The restaurant provides for 90 seats which, due to the limited space of the ground plan, required the interpolation of an upper section. Of course, this additional space had to be made separate from the old surface. A steel skeleton covered with white plaster processed from the ‘inner side’ and the red leather (velvet?) are coherent with the logic of the opera’s finery and coquettishness. The relation between the (non)existing curved glass skin and the sensual substantiality of the interpolated upper section creates a new tension, or the above mentioned dance. This interplay results in the formation of the restaurant’s space and furthermore provides different levels of privacy for certain tables.

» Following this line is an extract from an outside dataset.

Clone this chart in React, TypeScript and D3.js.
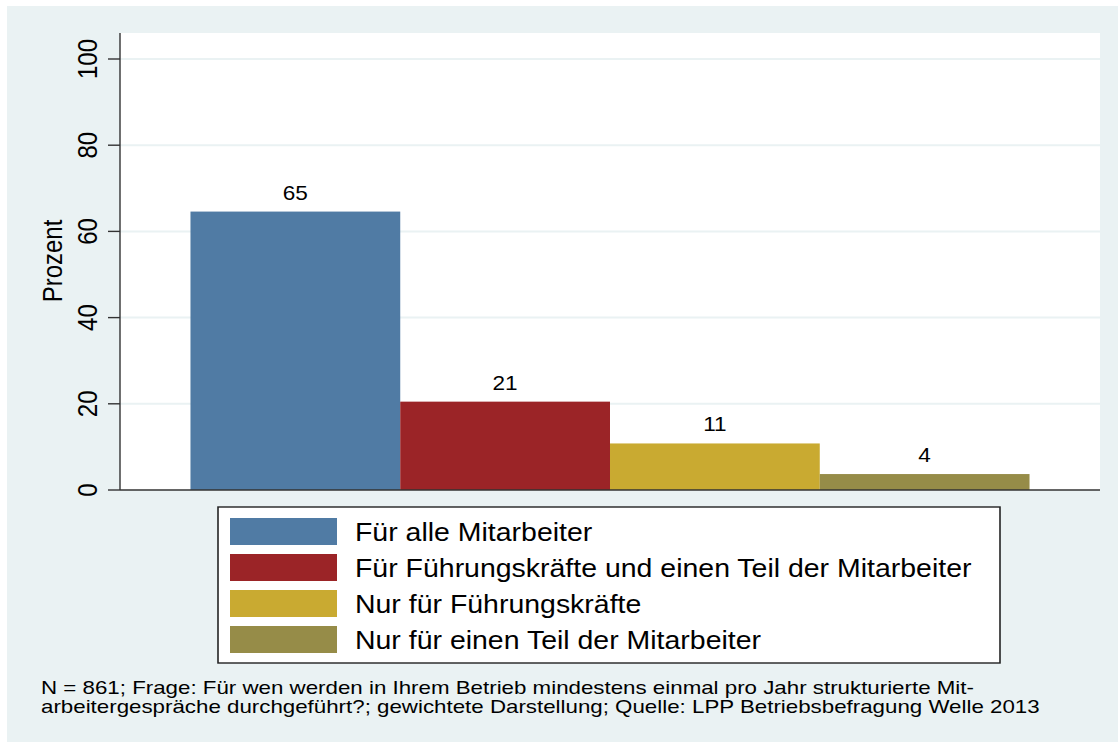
import * as d3 from "d3";

const categories = [
  "Für alle Mitarbeiter",
  "Für Führungskräfte und einen Teil der Mitarbeiter",
  "Nur für Führungskräfte",
  "Nur für einen Teil der Mitarbeiter",
];
const values = [64.6, 20.5, 10.8, 3.7];
const valueLabels = ["65", "21", "11", "4"];
const colors = ["#507ba4", "#9b2427", "#c9aa31", "#968c48"];
const yTicks = [0, 20, 40, 60, 80, 100];
const footnote = [
  "N = 861; Frage: Für wen werden in Ihrem Betrieb mindestens einmal pro Jahr strukturierte Mit-",
  "arbeitergespräche durchgeführt?; gewichtete Darstellung; Quelle: LPP Betriebsbefragung Welle 2013",
];

// the picture is stretched horizontally, so draw in a narrower space and scale it
const SX = 1.13;
const W = 1118;
const H = 742;
const px = (x: number) => x / SX;

const plotLeft = 120;
const plotRight = 1100;
const plotTop = 33;
const plotBottom = 490;

export default function App() {
  const y = d3.scaleLinear().domain([0, 100]).range([plotBottom, 59]);
  const x = d3
    .scaleBand()
    .domain(categories)
    .range([px(plotLeft), px(plotRight)])
    .paddingInner(0)
    .paddingOuter(0.336);

  const font = "'Liberation Sans', Arial, Helvetica, sans-serif";

  return (
    <div style={{ position: "absolute", left: 0, top: 0 }}>
      <svg
        width={W}
        height={H}
        viewBox={`0 0 ${W / SX} ${H}`}
        preserveAspectRatio="none"
        style={{ display: "block" }}
        fontFamily={font}
      >
        <rect x={0} y={0} width={W / SX} height={H} fill="#ffffff" />
        <rect x={px(7)} y={6} width={px(W - 7)} height={H - 6} fill="#eaf2f3" />
        <rect
          x={px(plotLeft)}
          y={plotTop}
          width={px(plotRight - plotLeft)}
          height={plotBottom - plotTop}
          fill="#ffffff"
        />

        {/* grid */}
        {yTicks
          .filter((t) => t > 0)
          .map((t) => (
            <line
              key={"g" + t}
              x1={px(plotLeft)}
              x2={px(plotRight)}
              y1={y(t)}
              y2={y(t)}
              stroke="#eaf2f3"
              strokeWidth={2}
            />
          ))}

        {/* bars */}
        {categories.map((c, i) => (
          <g key={c}>
            <rect
              x={x(c)!}
              y={y(values[i])}
              width={x.bandwidth()}
              height={y(0) - y(values[i])}
              fill={colors[i]}
            />
            <text
              x={x(c)! + x.bandwidth() / 2}
              y={y(values[i]) - 12}
              textAnchor="middle"
              fontSize={20}
              fill="#000"
            >
              {valueLabels[i]}
            </text>
          </g>
        ))}

        {/* axes */}
        <line
          x1={px(plotLeft)}
          x2={px(plotLeft)}
          y1={plotTop}
          y2={plotBottom}
          stroke="#333"
          strokeWidth={1.4}
          vectorEffect="non-scaling-stroke"
        />
        <line
          x1={px(plotLeft)}
          x2={px(plotRight)}
          y1={plotBottom}
          y2={plotBottom}
          stroke="#333"
          strokeWidth={1.4}
        />
        {yTicks.map((t) => (
          <g key={"t" + t}>
            <line
              x1={px(108)}
              x2={px(plotLeft)}
              y1={y(t)}
              y2={y(t)}
              stroke="#333"
              strokeWidth={1.4}
            />
            <text
              transform={`translate(${px(97)},${y(t)}) rotate(-90)`}
              textAnchor="middle"
              fontSize={24}
              fill="#000"
            >
              {t}
            </text>
          </g>
        ))}
        <text
          transform={`translate(${px(62)},${261}) rotate(-90)`}
          textAnchor="middle"
          fontSize={24}
          fill="#000"
        >
          Prozent
        </text>

        {/* legend */}
        <rect
          x={px(218)}
          y={507}
          width={px(1000 - 218)}
          height={663 - 507}
          fill="#ffffff"
          stroke="#222"
          strokeWidth={1.4}
        />
        {categories.map((c, i) => (
          <g key={"l" + c}>
            <rect x={px(230)} y={518 + i * 36} width={px(107)} height={27} fill={colors[i]} />
            <text x={px(355)} y={541.5 + i * 36} fontSize={25.2} fill="#000">
              {c}
            </text>
          </g>
        ))}

        {/* note */}
        {footnote.map((line, i) => (
          <text
            key={"f" + i}
            transform={`translate(${px(41)},${694 + i * 18.5}) scale(1.097,1)`}
            fontSize={18}
            fill="#000"
          >
            {line}
          </text>
        ))}
      </svg>
    </div>
  );
}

It seems that gastronomy has never been so highly appreciated in Western popular culture as today, and the most significant moment in this shift was perhaps the appearance of Ferran Adrià, former head chef of the el Bulli, at Documenta 12 in Kassel. Thanks to him, cooking became associated with esoteric terms like ‘molecular gastronomy’ and ‘deconstructivist cooking’, and gastronomy started to be more like its ancient, medieval ancestor – alchemy; cooking as an art of transformation of matter. Majestic culinary artistry is synthesis, experiment, and acts of mixing and melting have more prominent status than analysis, subtraction... Almost in a gastronomic way, Odile Decq ‘prepares’ her architecture with luscious ingredients of glamorous architecture from the late 19th and early 21st century. Her ‘cuisine’ evolves between counterpoint and mimicry, remembrance and imagining, the past and contemporaneity, but its main ‘secret ingredient’ is the relationship with ‘time’ or, moreover, ‘times’. Edmund Husserl said that the flow of consciousness is time-constituting, that is, that the continuity of consciousness and its absolute subjectivity gives the sense of time. The difference (notably in materials) and continuity (in ambiance and finery) of the opera’s original space and new restaurant creates a new ‘local’ time. If we would like to represent Time with metaphor and analogy: line, circle, pyramid, spiral, maze... than Odile Decq has ‘cooked’ us a fine ‘time crystal’.
 Gilles Deleuze, Foucault, London and New York: Continuum, 1988, p. 108
 Maurice Merleau-Ponty, The Phenomenology of Perception, London, Routledge, reprint 2008, p. 477.
 Edmund Husserl, On the Phenomenology of the Consciousness of Internal Time, London, Kluwer, 1991, p. 382.
 The ‘time crystal’ refers to a notion of French philosopher Gilles Deleuze which he uses to describe the way of being in time that grants the uniqueness of an event.